REQUIRED WORK: Retype only what runs from the beginning of the data through the line with "const rightTopLabel = '901.0';"; please omit the pictures and keep every line exact.

GIVEN DATA:
● ● ●

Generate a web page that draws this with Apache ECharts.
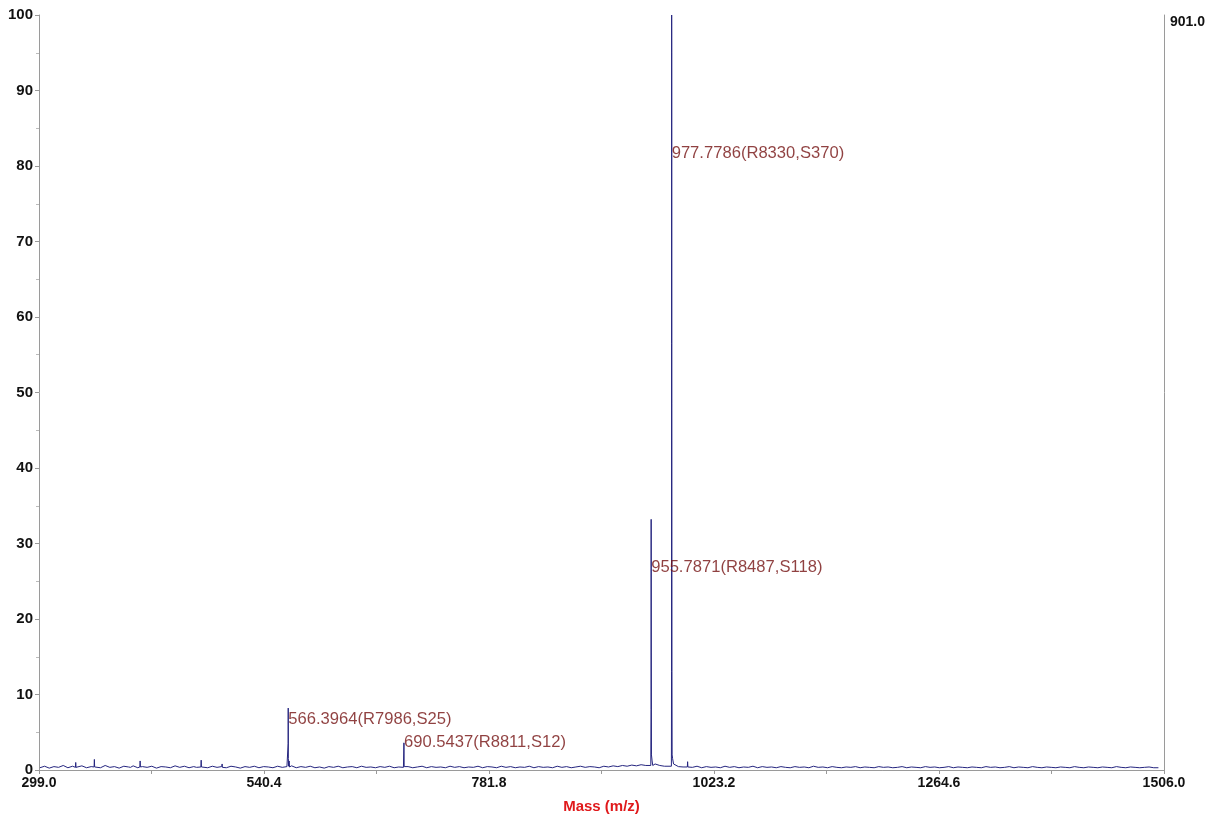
<!DOCTYPE html>
<html>
<head>
<meta charset="utf-8">
<script src="https://cdn.jsdelivr.net/npm/echarts@6/dist/echarts.min.js"></script>
<style>html,body{margin:0;padding:0;background:#fff;}#c{width:1219px;height:817px;}</style>
</head>
<body>
<div id="c"></div>
<script>
// x-axis tick labels (m/z)
const xTickLabels = [299.0, 540.4, 781.8, 1023.2, 1264.6, 1506.0];
const xMinorTicks = [419.7, 661.1, 902.5, 1143.9, 1385.3];
const rightTopLabel = '901.0';

// noisy baseline (m/z, relative intensity), sampled every 5 m/z from 300 to 1500
const baselineMz = [
  300,305,310,315,320,325,330,335,340,345,350,355,360,365,370,375,380,385,390,395,
  400,405,410,415,420,425,430,435,440,445,450,455,460,465,470,475,480,485,490,495,
  500,505,510,515,520,525,530,535,540,545,550,555,560,565,570,575,580,585,590,595,
  600,605,610,615,620,625,630,635,640,645,650,655,660,665,670,675,680,685,690,695,
  700,705,710,715,720,725,730,735,740,745,750,755,760,765,770,775,780,785,790,795,
  800,805,810,815,820,825,830,835,840,845,850,855,860,865,870,875,880,885,890,895,
  900,905,910,915,920,925,930,935,940,945,950,960,965,970,985,990,
  1000,1005,1010,1015,1020,1025,1030,1035,1040,1045,1050,1055,1060,1065,1070,1075,1080,1085,1090,1095,
  1100,1105,1110,1115,1120,1125,1130,1135,1140,1145,1150,1155,1160,1165,1170,1175,1180,1185,1190,1195,
  1200,1205,1210,1215,1220,1225,1230,1235,1240,1245,1250,1255,1260,1265,1270,1275,1280,1285,1290,1295,
  1300,1305,1310,1315,1320,1325,1330,1335,1340,1345,1350,1355,1360,1365,1370,1375,1380,1385,1390,1395,
  1400,1405,1410,1415,1420,1425,1430,1435,1440,1445,1450,1455,1460,1465,1470,1475,1480,1485,1490,1495,
  1500];
const baselineInt = [
  0.3,0.5,0.25,0.45,0.35,0.6,0.3,0.5,0.4,0.55,0.3,0.45,0.5,0.3,0.6,0.35,0.45,0.25,0.5,0.4,
  0.55,0.3,0.45,0.35,0.5,0.25,0.45,0.4,0.3,0.55,0.35,0.5,0.3,0.45,0.4,0.6,0.3,0.5,0.35,0.45,
  0.3,0.5,0.4,0.25,0.45,0.35,0.5,0.3,0.45,0.4,0.3,0.5,0.35,0.45,0.55,0.3,0.45,0.35,0.5,0.3,
  0.4,0.25,0.45,0.35,0.5,0.3,0.4,0.45,0.3,0.5,0.35,0.4,0.3,0.45,0.35,0.5,0.3,0.4,0.35,0.45,
  0.3,0.4,0.5,0.3,0.45,0.35,0.4,0.3,0.5,0.35,0.45,0.3,0.4,0.35,0.5,0.3,0.45,0.4,0.3,0.5,
  0.35,0.45,0.3,0.4,0.35,0.5,0.3,0.45,0.35,0.4,0.3,0.5,0.35,0.45,0.3,0.4,0.5,0.35,0.45,0.4,
  0.3,0.5,0.4,0.55,0.45,0.6,0.5,0.65,0.55,0.7,0.6,0.8,0.6,0.5,0.45,0.4,
  0.35,0.5,0.3,0.45,0.35,0.4,0.3,0.5,0.35,0.45,0.3,0.4,0.35,0.5,0.3,0.45,0.35,0.4,0.3,0.45,
  0.35,0.3,0.45,0.35,0.4,0.3,0.5,0.35,0.4,0.3,0.45,0.35,0.3,0.4,0.35,0.45,0.3,0.4,0.35,0.3,
  0.45,0.35,0.4,0.3,0.35,0.45,0.3,0.4,0.35,0.3,0.45,0.35,0.4,0.3,0.35,0.45,0.3,0.4,0.35,0.3,
  0.4,0.35,0.3,0.45,0.35,0.4,0.3,0.35,0.45,0.3,0.4,0.35,0.3,0.45,0.35,0.3,0.4,0.35,0.3,0.4,
  0.35,0.3,0.45,0.35,0.3,0.4,0.35,0.3,0.4,0.35,0.3,0.45,0.35,0.3,0.4,0.35,0.3,0.35,0.4,0.3,
  0.3];

// peak profiles (m/z, relative intensity)
const peakMz = [338.1,338.4,338.7, 358.1,358.4,358.7, 397.2,397.5,397.8, 407.2,407.5,407.8,
  468.0,468.3,468.6, 472.7,473.0,473.3, 495.2,495.5,495.8,
  566.1,566.3,566.4,566.55,566.8,567.4,567.8,
  690.3,690.54,690.8,
  955.4,955.65,955.79,955.9,956.1,956.8,957.5,
  977.5,977.65,977.78,977.85,977.95,978.1,978.3,978.8,979.8,
  994.6,994.9,995.2];
const peakInt = [0.35,1.0,0.35, 0.4,1.4,0.4, 0.35,0.6,0.35, 0.4,1.2,0.4,
  0.35,0.6,0.35, 0.4,1.3,0.4, 0.35,0.8,0.35,
  0.5,3.5,8.2,1.5,0.5,1.2,0.4,
  0.4,3.6,0.45,
  0.6,8.0,33.2,15.5,2.0,1.2,0.6,
  0.5,13.0,100,95,48.5,13.0,2.0,1.5,0.8,
  0.4,1.1,0.4];

// annotations
const labelMz = [977.78, 955.79, 566.40, 690.54];
const labelY = [81.6, 26.8, 6.75, 3.7];
const labelText = ['977.7786(R8330,S370)', '955.7871(R8487,S118)', '566.3964(R7986,S25)', '690.5437(R8811,S12)'];

const spectrum = [];
baselineMz.forEach((m, i) => spectrum.push([m, baselineInt[i]]));
peakMz.forEach((m, i) => spectrum.push([m, peakInt[i]]));
spectrum.sort((a, b) => a[0] - b[0]);

const labelData = labelMz.map((m, i) => ({ value: [m, labelY[i]], label: { formatter: labelText[i] } }));

const chart = echarts.init(document.getElementById('c'), null, { renderer: 'canvas' });
const axisGray = '#9a9a9a';
const fam = 'Liberation Sans, Arial, sans-serif';

chart.setOption({
  animation: false,
  backgroundColor: '#fff',
  grid: { left: 39, right: 55, top: 15, bottom: 47, containLabel: false, outerBoundsMode: 'none' },
  xAxis: {
    type: 'value', min: 299, max: 1506,
    splitLine: { show: false },
    axisLine: { lineStyle: { color: axisGray, width: 1 } },
    axisTick: { show: true, length: 4, lineStyle: { color: axisGray },
      customValues: xTickLabels.concat(xMinorTicks).sort((a, b) => a - b) },
    axisLabel: { margin: 6, customValues: xTickLabels, formatter: v => Number(v).toFixed(1),
      fontFamily: fam, fontWeight: 'bold', fontSize: 14, color: '#111' },
    name: 'Mass (m/z)', nameLocation: 'middle', nameGap: 29,
    nameTextStyle: { color: '#e0191b', fontWeight: 'bold', fontSize: 15, fontFamily: fam }
  },
  yAxis: [{
    type: 'value', min: 0, max: 100, interval: 10,
    splitLine: { show: false },
    axisLine: { show: true, lineStyle: { color: axisGray, width: 1 } },
    axisTick: { show: true, length: 4, lineStyle: { color: axisGray } },
    minorTick: { show: true, splitNumber: 2, length: 3, lineStyle: { color: '#bbb' } },
    axisLabel: { margin: 6, fontFamily: fam, fontWeight: 'bold', fontSize: 15, color: '#111' }
  }, {
    type: 'value', min: 0, max: 100, interval: 100, position: 'right',
    splitLine: { show: false },
    axisLine: { show: true, lineStyle: { color: axisGray, width: 1 } },
    axisTick: { show: false },
    axisLabel: { margin: 6, verticalAlign: 'top', align: 'left',
      formatter: v => (v === 100 ? rightTopLabel : ''),
      fontFamily: fam, fontWeight: 'bold', fontSize: 14, color: '#111' }
  }],
  series: [{
    type: 'line', data: spectrum, showSymbol: false, symbol: 'none',
    lineStyle: { color: '#25257f', width: 1 }, z: 2
  }, {
    type: 'scatter', data: labelData, symbolSize: 0, z: 3,
    label: { show: true, position: 'right', distance: 0, color: '#741212', fontSize: 16.6,
      fontFamily: fam }
  }]
});
</script>
</body>
</html>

● ● ●

EXERCISE RESULT:
Generate a web page that draws this with Apache ECharts.
<!DOCTYPE html>
<html>
<head>
<meta charset="utf-8">
<script src="https://cdn.jsdelivr.net/npm/echarts@6/dist/echarts.min.js"></script>
<style>html,body{margin:0;padding:0;background:#fff;}#c{width:1219px;height:817px;}</style>
</head>
<body>
<div id="c"></div>
<script>
// x-axis tick labels (m/z)
const xTickLabels = [299.0, 540.4, 781.8, 1023.2, 1264.6, 1506.0];
const xMinorTicks = [419.7, 661.1, 902.5, 1143.9, 1385.3];
const rightTopLabel = '901.0';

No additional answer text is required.